**Brief**
Copy from the first line below down to and including the line with "import numpy as np". Skip the pictures.

**Available data**
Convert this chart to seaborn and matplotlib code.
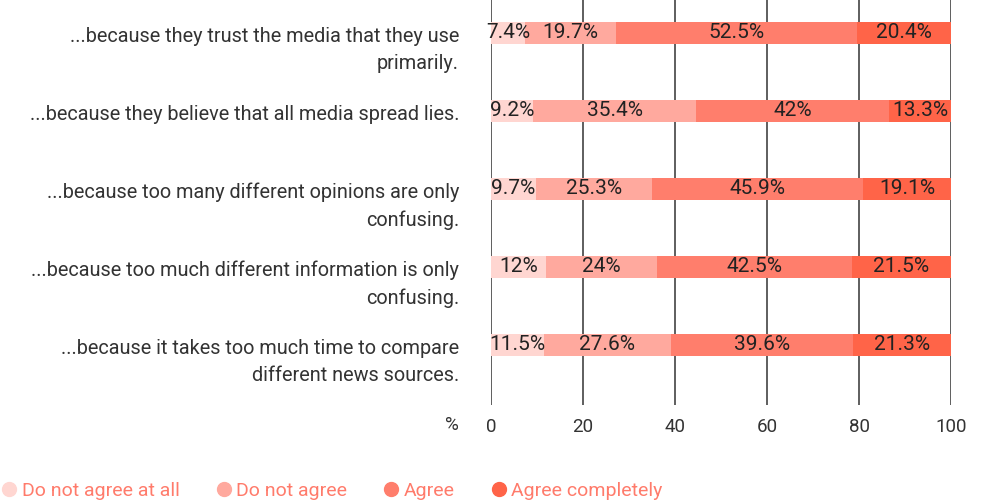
import matplotlib
matplotlib.use("Agg")
import matplotlib.pyplot as plt
from matplotlib.lines import Line2D
import matplotlib.transforms as mtransforms
import seaborn as sns
import pandas as pd
import numpy as np

statements = [
    "...because they trust the media that they use\nprimarily.",
    "...because they believe that all media spread lies.",
    "...because too many different opinions are only\nconfusing.",
    "...because too much different information is only\nconfusing.",
    "...because it takes too much time to compare\ndifferent news sources.",
]
answers = ["Do not agree at all", "Do not agree", "Agree", "Agree completely"]
not_at_all = [7.4, 9.2, 9.7, 12, 11.5]
not_agree = [19.7, 35.4, 25.3, 24, 27.6]
agree = [52.5, 42, 45.9, 42.5, 39.6]
completely = [20.4, 13.3, 19.1, 21.5, 21.3]
ticks = [0, 20, 40, 60, 80, 100]

colors = ["#ffd6d1", "#ffa99e", "#ff7e6c", "#ff6448"]
ink = "#333333"
legend_ink = "#ff7b6b"

sns.set_theme(style="white")
plt.rcParams["font.family"] = ["Roboto", "DejaVu Sans"]

series = [not_at_all, not_agree, agree, completely]
vals = np.array(series)
cum = np.cumsum(vals, axis=0)

fig = plt.figure(figsize=(9.85, 5.04), dpi=100)
ax = fig.add_axes([491 / 985, 1 - 405 / 504, 460 / 985, 405 / 504])

for x in ticks:
    ax.axvline(x, color=ink, lw=1.1, zorder=0)

# stacked bars: draw cumulative totals from the widest down
for i in range(len(answers) - 1, -1, -1):
    df = pd.DataFrame({"statement": statements, "total": cum[i]})
    sns.barplot(data=df, y="statement", x="total", color=colors[i],
                saturation=1, width=0.28, orient="h", ax=ax, zorder=2,
                linewidth=0, edgecolor="none")

for i in range(len(answers)):
    for j in range(len(statements)):
        left = cum[i][j] - vals[i][j]
        ax.text(left + vals[i][j] / 2, j, f"{vals[i][j]:g}%", ha="center",
                va="center", fontsize=15, color="#222222", zorder=3)

ax.set_xlim(0, 100)
ax.set_ylim(4.77, -0.42)
ax.set_xticks(ticks)
ax.set_xticklabels([str(t) for t in ticks])
ax.set_xlabel("")
ax.set_ylabel("")
ax.set_yticks([])
ax.tick_params(axis="x", length=0, labelsize=13.5, labelcolor=ink, pad=9)
for s in ax.spines.values():
    s.set_visible(False)

# category labels: first line level with the bar, further lines below
blend = mtransforms.blended_transform_factory(ax.transAxes, ax.transData)
for j, s in enumerate(statements):
    ax.annotate(s, xy=(0, j), xycoords=blend, xytext=(-23, 4.5),
                textcoords="offset points", ha="right", va="top",
                multialignment="right", linespacing=1.55,
                fontsize=14.3, color=ink)

fig.text(459 / 985, 1 - 425 / 504, "%", ha="right", va="center",
         fontsize=13.5, color=ink)

handles = [Line2D([], [], marker="o", linestyle="", markersize=10,
                  markerfacecolor=c, markeredgecolor=c) for c in colors]
leg = fig.legend(handles, answers, loc="lower left", bbox_to_anchor=(-0.018, -0.026),
                 ncol=4, frameon=False, fontsize=14, handletextpad=0.15,
                 columnspacing=1.75, handlelength=1.0)
for t in leg.get_texts():
    t.set_color(legend_ink)

fig.savefig("out.png", dpi=100, facecolor="white")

**Task result**
Convert this chart to seaborn and matplotlib code.
import matplotlib
matplotlib.use("Agg")
import matplotlib.pyplot as plt
from matplotlib.lines import Line2D
import matplotlib.transforms as mtransforms
import seaborn as sns
import pandas as pd
import numpy as np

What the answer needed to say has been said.